We are working on a project that has brought a very interesting question to our department…that even Jacque Custou’s son can’t accurately answer.
How many fish are in the ocean? NOT SPECIES, but actual number of fish. Of course with fish dying & being born, there will never be a solid #, but an accurate estimate will do.
I’m certain the information doesn’t exist on which to base anything resembling an accurate estimate.
As far as a ball park estimate, based on the net primary productivity of the oceans, the relationship of productivity to biomass, and the probable average size of an individual fish, I come up with:
100,000,000,000,000 individuals (100 trillion).
But this could easily be off by several orders of magnitude,
You weren’t really bullshiting were you. That’s 1 x 1o^14.
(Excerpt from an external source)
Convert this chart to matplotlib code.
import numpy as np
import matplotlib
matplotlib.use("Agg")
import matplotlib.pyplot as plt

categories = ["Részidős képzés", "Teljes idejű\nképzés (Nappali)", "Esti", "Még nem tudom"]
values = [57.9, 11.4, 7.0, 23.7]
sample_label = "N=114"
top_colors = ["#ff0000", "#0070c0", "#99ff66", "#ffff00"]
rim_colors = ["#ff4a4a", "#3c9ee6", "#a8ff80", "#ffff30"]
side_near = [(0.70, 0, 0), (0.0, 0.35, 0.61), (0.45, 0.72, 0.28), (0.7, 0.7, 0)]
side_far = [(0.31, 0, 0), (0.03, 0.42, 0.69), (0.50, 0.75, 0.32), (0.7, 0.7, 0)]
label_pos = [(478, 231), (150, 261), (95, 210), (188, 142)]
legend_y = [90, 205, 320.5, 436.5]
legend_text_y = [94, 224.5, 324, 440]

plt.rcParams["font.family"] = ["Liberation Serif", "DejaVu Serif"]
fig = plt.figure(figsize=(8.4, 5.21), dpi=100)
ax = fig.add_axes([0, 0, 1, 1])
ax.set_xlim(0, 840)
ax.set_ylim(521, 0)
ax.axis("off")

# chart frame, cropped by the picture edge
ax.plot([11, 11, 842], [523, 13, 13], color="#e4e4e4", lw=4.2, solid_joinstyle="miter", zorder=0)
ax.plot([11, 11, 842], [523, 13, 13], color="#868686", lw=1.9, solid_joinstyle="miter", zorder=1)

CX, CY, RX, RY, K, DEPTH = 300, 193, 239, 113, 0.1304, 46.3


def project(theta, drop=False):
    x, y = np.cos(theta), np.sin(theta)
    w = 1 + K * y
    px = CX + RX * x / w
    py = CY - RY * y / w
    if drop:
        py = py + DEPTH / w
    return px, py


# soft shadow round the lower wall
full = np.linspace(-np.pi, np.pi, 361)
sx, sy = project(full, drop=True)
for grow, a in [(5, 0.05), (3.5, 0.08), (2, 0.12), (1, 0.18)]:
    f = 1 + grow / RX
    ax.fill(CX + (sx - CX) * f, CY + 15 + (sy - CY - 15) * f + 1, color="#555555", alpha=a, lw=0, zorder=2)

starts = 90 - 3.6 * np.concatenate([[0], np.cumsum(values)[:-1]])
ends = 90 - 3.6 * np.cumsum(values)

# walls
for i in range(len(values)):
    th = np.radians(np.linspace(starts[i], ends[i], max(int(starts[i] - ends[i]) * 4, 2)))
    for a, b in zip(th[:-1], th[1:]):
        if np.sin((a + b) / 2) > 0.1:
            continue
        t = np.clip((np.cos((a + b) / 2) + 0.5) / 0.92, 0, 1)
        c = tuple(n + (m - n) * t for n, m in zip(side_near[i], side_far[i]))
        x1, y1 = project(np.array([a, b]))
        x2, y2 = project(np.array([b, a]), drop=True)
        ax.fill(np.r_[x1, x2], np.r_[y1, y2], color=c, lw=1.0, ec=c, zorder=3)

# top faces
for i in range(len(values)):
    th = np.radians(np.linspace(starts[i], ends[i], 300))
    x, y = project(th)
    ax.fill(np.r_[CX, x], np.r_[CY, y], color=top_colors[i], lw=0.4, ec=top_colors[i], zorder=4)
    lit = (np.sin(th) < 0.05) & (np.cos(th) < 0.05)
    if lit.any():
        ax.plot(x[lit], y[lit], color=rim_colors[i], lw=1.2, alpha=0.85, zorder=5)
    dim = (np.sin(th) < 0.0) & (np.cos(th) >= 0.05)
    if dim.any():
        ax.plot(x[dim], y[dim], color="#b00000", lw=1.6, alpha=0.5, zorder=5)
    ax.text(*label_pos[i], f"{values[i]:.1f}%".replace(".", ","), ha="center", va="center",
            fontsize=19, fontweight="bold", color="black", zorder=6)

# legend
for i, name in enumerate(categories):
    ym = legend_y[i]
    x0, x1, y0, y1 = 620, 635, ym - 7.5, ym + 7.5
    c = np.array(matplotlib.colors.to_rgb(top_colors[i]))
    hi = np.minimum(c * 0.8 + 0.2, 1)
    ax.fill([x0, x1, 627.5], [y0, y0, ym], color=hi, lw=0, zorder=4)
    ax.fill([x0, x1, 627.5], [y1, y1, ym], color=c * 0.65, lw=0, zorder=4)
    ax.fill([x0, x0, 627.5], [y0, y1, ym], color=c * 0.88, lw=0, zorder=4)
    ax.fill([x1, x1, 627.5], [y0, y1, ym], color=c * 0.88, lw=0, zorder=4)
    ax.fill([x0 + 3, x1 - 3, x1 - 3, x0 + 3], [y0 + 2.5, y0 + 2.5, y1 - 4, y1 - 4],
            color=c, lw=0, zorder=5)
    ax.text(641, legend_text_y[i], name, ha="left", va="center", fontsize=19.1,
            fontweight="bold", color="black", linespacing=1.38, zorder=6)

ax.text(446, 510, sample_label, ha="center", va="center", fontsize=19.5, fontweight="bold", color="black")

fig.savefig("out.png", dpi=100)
Based on an estimate that the weight of krill in the oceans is comparable to that of the human population, 7 x 10^9 total, weighing 7 x 10^4 grams each and a separate web source weighing each krill at 1 gram, I get a krill population of 4.9 x 10^14. If that is true, I’d be hard pressed to believe that we could get another order of magnitude out of that number based on the total population of all fish.
No, I wasn’t. I did a few back of the envelope calculations based on the factors I cited and a few SWAGs. But some of my assumptions could be off and alter the results by several orders of magnitude, as I said.
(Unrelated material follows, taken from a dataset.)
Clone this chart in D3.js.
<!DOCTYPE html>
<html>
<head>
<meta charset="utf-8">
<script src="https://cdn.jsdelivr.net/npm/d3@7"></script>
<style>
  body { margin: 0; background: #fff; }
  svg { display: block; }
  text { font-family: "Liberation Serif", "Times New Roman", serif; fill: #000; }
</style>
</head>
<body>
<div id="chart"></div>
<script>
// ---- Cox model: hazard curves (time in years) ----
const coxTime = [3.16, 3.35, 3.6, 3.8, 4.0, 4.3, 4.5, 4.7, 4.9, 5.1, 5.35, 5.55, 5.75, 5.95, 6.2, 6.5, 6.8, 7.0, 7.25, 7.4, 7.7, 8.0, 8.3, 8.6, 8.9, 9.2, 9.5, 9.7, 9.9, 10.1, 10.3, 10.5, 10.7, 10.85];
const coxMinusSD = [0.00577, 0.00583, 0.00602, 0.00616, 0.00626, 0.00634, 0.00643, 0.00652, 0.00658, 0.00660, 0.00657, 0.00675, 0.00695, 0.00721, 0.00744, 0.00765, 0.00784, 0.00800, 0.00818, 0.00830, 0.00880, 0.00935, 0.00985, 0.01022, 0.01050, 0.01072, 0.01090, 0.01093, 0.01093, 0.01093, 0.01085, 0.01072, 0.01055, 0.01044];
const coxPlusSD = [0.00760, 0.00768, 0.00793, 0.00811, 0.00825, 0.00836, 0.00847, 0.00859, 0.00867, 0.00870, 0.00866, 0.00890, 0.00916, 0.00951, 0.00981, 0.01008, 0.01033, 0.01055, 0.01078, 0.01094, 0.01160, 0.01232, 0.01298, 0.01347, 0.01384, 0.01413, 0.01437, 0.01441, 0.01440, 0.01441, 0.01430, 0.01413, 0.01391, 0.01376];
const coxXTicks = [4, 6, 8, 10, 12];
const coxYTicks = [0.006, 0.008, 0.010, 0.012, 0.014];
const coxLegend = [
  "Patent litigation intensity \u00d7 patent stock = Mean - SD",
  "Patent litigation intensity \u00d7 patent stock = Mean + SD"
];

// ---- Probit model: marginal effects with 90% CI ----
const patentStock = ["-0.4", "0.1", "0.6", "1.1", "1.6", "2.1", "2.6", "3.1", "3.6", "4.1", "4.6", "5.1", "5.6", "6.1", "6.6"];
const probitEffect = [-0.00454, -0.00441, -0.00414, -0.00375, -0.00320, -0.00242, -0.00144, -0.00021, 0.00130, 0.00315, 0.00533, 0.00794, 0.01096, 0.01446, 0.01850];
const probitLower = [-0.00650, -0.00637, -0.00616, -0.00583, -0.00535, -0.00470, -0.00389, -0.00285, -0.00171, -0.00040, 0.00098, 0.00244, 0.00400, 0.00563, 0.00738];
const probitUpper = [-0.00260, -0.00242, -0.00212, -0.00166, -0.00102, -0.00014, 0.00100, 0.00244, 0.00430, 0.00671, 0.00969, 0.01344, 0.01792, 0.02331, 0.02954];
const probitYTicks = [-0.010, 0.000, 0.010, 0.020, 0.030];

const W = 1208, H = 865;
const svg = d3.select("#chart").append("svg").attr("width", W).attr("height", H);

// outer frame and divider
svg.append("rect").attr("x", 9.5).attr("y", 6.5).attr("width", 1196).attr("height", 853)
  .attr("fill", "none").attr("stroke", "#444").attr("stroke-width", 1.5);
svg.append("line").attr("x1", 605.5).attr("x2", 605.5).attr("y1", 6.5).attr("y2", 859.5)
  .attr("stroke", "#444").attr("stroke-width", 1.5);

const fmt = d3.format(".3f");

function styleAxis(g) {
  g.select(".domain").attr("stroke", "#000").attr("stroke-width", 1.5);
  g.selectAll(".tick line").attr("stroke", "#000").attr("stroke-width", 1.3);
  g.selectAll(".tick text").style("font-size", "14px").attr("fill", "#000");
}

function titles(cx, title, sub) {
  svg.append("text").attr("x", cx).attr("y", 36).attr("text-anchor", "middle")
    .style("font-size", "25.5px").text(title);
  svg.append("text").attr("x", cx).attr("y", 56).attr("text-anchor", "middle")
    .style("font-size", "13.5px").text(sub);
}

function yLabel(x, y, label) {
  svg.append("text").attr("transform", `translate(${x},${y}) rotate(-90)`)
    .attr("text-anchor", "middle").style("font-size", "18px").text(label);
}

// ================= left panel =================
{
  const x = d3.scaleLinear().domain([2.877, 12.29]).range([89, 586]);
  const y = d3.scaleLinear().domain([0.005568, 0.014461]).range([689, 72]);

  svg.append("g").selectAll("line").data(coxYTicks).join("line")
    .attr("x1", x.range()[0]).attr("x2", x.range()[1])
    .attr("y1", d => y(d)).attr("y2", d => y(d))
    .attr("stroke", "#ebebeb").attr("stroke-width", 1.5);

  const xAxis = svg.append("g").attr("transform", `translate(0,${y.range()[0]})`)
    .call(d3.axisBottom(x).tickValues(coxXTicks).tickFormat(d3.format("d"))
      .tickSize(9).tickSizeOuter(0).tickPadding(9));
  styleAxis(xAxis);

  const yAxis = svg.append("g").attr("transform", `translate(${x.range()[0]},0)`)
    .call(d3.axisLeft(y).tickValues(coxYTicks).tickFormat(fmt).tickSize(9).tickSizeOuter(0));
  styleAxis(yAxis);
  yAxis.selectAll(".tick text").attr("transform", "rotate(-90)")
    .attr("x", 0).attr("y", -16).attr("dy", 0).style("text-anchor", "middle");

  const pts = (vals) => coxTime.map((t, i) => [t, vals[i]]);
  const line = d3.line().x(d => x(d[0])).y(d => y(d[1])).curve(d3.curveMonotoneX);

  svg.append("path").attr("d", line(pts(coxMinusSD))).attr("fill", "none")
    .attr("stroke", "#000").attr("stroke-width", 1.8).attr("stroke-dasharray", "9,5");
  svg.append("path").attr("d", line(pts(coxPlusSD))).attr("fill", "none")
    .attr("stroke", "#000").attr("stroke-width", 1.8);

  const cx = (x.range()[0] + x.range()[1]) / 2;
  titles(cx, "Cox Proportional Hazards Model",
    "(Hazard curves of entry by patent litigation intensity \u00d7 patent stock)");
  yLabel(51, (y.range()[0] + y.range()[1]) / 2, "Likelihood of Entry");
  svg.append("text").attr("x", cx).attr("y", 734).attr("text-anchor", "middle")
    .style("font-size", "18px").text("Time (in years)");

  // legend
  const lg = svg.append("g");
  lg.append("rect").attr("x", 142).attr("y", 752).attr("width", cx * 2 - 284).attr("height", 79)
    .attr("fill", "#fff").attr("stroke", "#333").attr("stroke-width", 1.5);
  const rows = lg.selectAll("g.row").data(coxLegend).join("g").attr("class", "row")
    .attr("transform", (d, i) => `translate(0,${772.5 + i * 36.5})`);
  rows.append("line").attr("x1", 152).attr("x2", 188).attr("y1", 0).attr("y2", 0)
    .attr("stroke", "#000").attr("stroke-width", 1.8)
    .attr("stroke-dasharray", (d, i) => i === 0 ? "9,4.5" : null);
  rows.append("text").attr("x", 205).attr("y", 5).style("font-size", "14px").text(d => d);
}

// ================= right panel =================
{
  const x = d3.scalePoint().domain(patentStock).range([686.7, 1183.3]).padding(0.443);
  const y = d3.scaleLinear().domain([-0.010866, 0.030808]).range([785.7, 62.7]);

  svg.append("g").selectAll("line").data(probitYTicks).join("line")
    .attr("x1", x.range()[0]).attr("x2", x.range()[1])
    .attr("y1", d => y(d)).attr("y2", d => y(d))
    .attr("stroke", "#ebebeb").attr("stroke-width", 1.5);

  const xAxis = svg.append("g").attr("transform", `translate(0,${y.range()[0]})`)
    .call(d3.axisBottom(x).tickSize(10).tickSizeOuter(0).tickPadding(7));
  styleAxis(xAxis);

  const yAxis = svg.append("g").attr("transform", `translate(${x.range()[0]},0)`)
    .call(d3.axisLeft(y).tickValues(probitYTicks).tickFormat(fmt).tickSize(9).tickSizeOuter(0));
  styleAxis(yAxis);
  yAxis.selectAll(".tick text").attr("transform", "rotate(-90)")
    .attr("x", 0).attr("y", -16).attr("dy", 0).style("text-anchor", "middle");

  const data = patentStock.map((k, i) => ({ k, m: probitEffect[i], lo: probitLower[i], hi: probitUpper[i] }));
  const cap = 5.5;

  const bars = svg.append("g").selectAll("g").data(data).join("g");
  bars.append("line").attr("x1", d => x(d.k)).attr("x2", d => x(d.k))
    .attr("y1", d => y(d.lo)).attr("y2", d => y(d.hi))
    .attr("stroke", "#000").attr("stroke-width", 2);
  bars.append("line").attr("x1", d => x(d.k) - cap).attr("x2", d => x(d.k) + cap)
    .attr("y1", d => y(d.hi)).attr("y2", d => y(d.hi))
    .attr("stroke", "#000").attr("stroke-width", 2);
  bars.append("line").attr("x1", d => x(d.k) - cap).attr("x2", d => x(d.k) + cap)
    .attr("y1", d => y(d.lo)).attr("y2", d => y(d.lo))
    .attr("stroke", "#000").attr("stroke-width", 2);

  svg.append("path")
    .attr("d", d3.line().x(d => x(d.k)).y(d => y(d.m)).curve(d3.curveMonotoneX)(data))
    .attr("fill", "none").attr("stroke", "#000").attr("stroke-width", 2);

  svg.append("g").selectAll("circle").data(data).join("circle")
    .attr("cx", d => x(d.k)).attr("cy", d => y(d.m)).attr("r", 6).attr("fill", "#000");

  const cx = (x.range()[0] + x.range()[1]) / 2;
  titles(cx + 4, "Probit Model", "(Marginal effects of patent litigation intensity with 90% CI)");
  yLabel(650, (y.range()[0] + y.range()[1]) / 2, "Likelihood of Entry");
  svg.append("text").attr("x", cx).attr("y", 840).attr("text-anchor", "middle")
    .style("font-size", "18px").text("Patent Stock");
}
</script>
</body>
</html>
BTW, I am including larval fish in the total, not just adults.
I don’t understand the point you are trying to make. What assumptions are you making about the relationship between numbers of krill and numbers of fish?
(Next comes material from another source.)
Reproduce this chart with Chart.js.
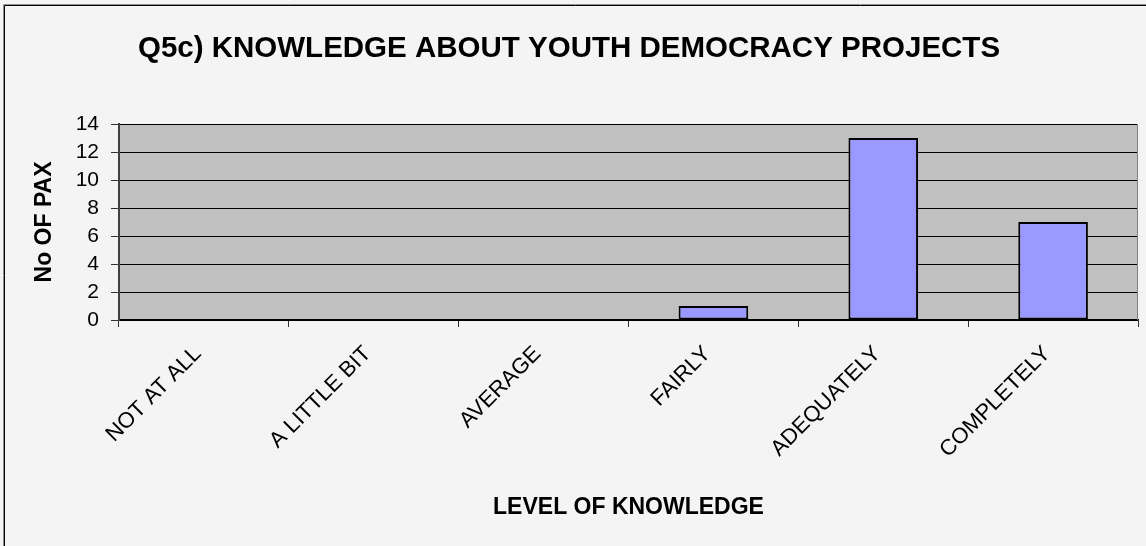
<!DOCTYPE html>
<html>
<head>
<meta charset="utf-8">
<script src="https://cdn.jsdelivr.net/npm/chart.js@4.4.0/dist/chart.umd.min.js"></script>
<style>
  html, body { margin: 0; padding: 0; background: #f4f4f4; }
  #chart { display: block; }
</style>
</head>
<body>
<canvas id="chart" width="1146" height="546"></canvas>
<script>
// data
const categories = ['NOT AT ALL', 'A LITTLE BIT', 'AVERAGE', 'FAIRLY', 'ADEQUATELY', 'COMPLETELY'];
const paxCounts = [0, 0, 0, 1, 13, 7];
const yMin = 0;
const yMax = 14;
const yStep = 2;

const chartTitle = 'Q5c) KNOWLEDGE ABOUT YOUTH DEMOCRACY PROJECTS';
const xTitle = 'LEVEL OF KNOWLEDGE';
const yTitle = 'No OF PAX';

const FONT = "'Liberation Sans', Arial, sans-serif";

// page frame + grey plot panel, drawn under the chart
const framePlugin = {
  id: 'framePlugin',
  beforeDraw(chart) {
    const ctx = chart.ctx;
    const a = chart.chartArea;
    ctx.save();
    ctx.fillStyle = '#f4f4f4';
    ctx.fillRect(0, 0, chart.width, chart.height);
    // outer border (only top + left fall inside the picture)
    ctx.strokeStyle = '#909090';
    ctx.lineWidth = 1;
    ctx.beginPath();
    ctx.moveTo(3.5, chart.height);
    ctx.lineTo(3.5, 4.5);
    ctx.lineTo(chart.width, 4.5);
    ctx.stroke();
    ctx.strokeStyle = '#000';
    ctx.beginPath();
    ctx.moveTo(4.5, chart.height);
    ctx.lineTo(4.5, 5.5);
    ctx.lineTo(chart.width, 5.5);
    ctx.stroke();
    // plot panel
    ctx.fillStyle = '#c0c0c0';
    ctx.fillRect(a.left, a.top, a.right - a.left, a.bottom - a.top);
    ctx.restore();
  },
  afterDatasetsDraw(chart) {
    const ctx = chart.ctx;
    const a = chart.chartArea;
    ctx.save();
    ctx.strokeStyle = '#808080';
    ctx.lineWidth = 1;
    ctx.beginPath();
    ctx.moveTo(Math.round(a.right) - 0.5, a.top);
    ctx.lineTo(Math.round(a.right) - 0.5, a.bottom);
    ctx.stroke();
    ctx.restore();
  }
};

new Chart(document.getElementById('chart').getContext('2d'), {
  type: 'bar',
  data: {
    labels: categories,
    datasets: [{
      label: yTitle,
      data: paxCounts,
      backgroundColor: '#9999ff',
      borderColor: '#000',
      borderWidth: 2,
      borderSkipped: false,
      barPercentage: 1,
      categoryPercentage: 0.41
    }]
  },
  options: {
    responsive: false,
    animation: false,
    layout: { padding: { left: 0, right: 8, top: 0, bottom: 0 } },
    plugins: {
      legend: { display: false },
      tooltip: { enabled: false },
      title: {
        display: true,
        text: chartTitle,
        color: '#000',
        font: { family: FONT, size: 29.5, weight: 'bold', lineHeight: 1.2 },
        padding: { top: 31, bottom: 57.6 }
      }
    },
    scales: {
      x: {
        afterFit(scale) { scale.height = 226; },
        grid: {
          offset: true,
          drawOnChartArea: false,
          drawTicks: true,
          tickLength: 7,
          color: '#333'
        },
        border: { display: true, color: '#000', width: 1.5 },
        ticks: {
          color: '#000',
          minRotation: 45,
          maxRotation: 45,
          autoSkip: false,
          padding: 14,
          labelOffset: -6,
          font: { family: FONT, size: 22 }
        },
        title: {
          display: true,
          text: xTitle,
          color: '#000',
          font: { family: FONT, size: 23, weight: 'bold', lineHeight: 1.2 },
          padding: { top: 0, bottom: 25 }
        }
      },
      y: {
        min: yMin,
        max: yMax,
        afterFit(scale) { scale.width = 119; },
        grid: {
          color: '#000',
          lineWidth: 1,
          drawTicks: true,
          tickLength: 8,
          tickColor: '#333'
        },
        border: { display: true, color: '#404040', width: 2 },
        ticks: {
          stepSize: yStep,
          autoSkip: false,
          color: '#000',
          padding: 12,
          font: { family: FONT, size: 21 }
        },
        title: {
          display: true,
          text: yTitle,
          color: '#000',
          font: { family: FONT, size: 23, weight: 'bold', lineHeight: 1.2 },
          padding: { top: 31, bottom: 0 }
        }
      }
    }
  },
  plugins: [framePlugin]
});
</script>
</body>
</html>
Well I can’t think of any other fish that is any where near as populous and universal as zooplankton. To come up with 10 different fish for each krill that are higher in the food chain to get me another order of magnitude doesn’t seem likely to me. But I could be wrong.
You seem to be assuming that krill are the only form of zooplankton. Krill are actually only a small part of the total zooplankton - many of which are copepods - and are relatively large in size. And many fish don’t eat zooplankton anyway, but phytoplankton. And besides that, many fish larvae - which are included in my estimate - are part of the zooplankton themselves.
In other words, there is no reason to assume any relationship whatsoever between the numbers of krill and the numbers of fish in the ocean at large.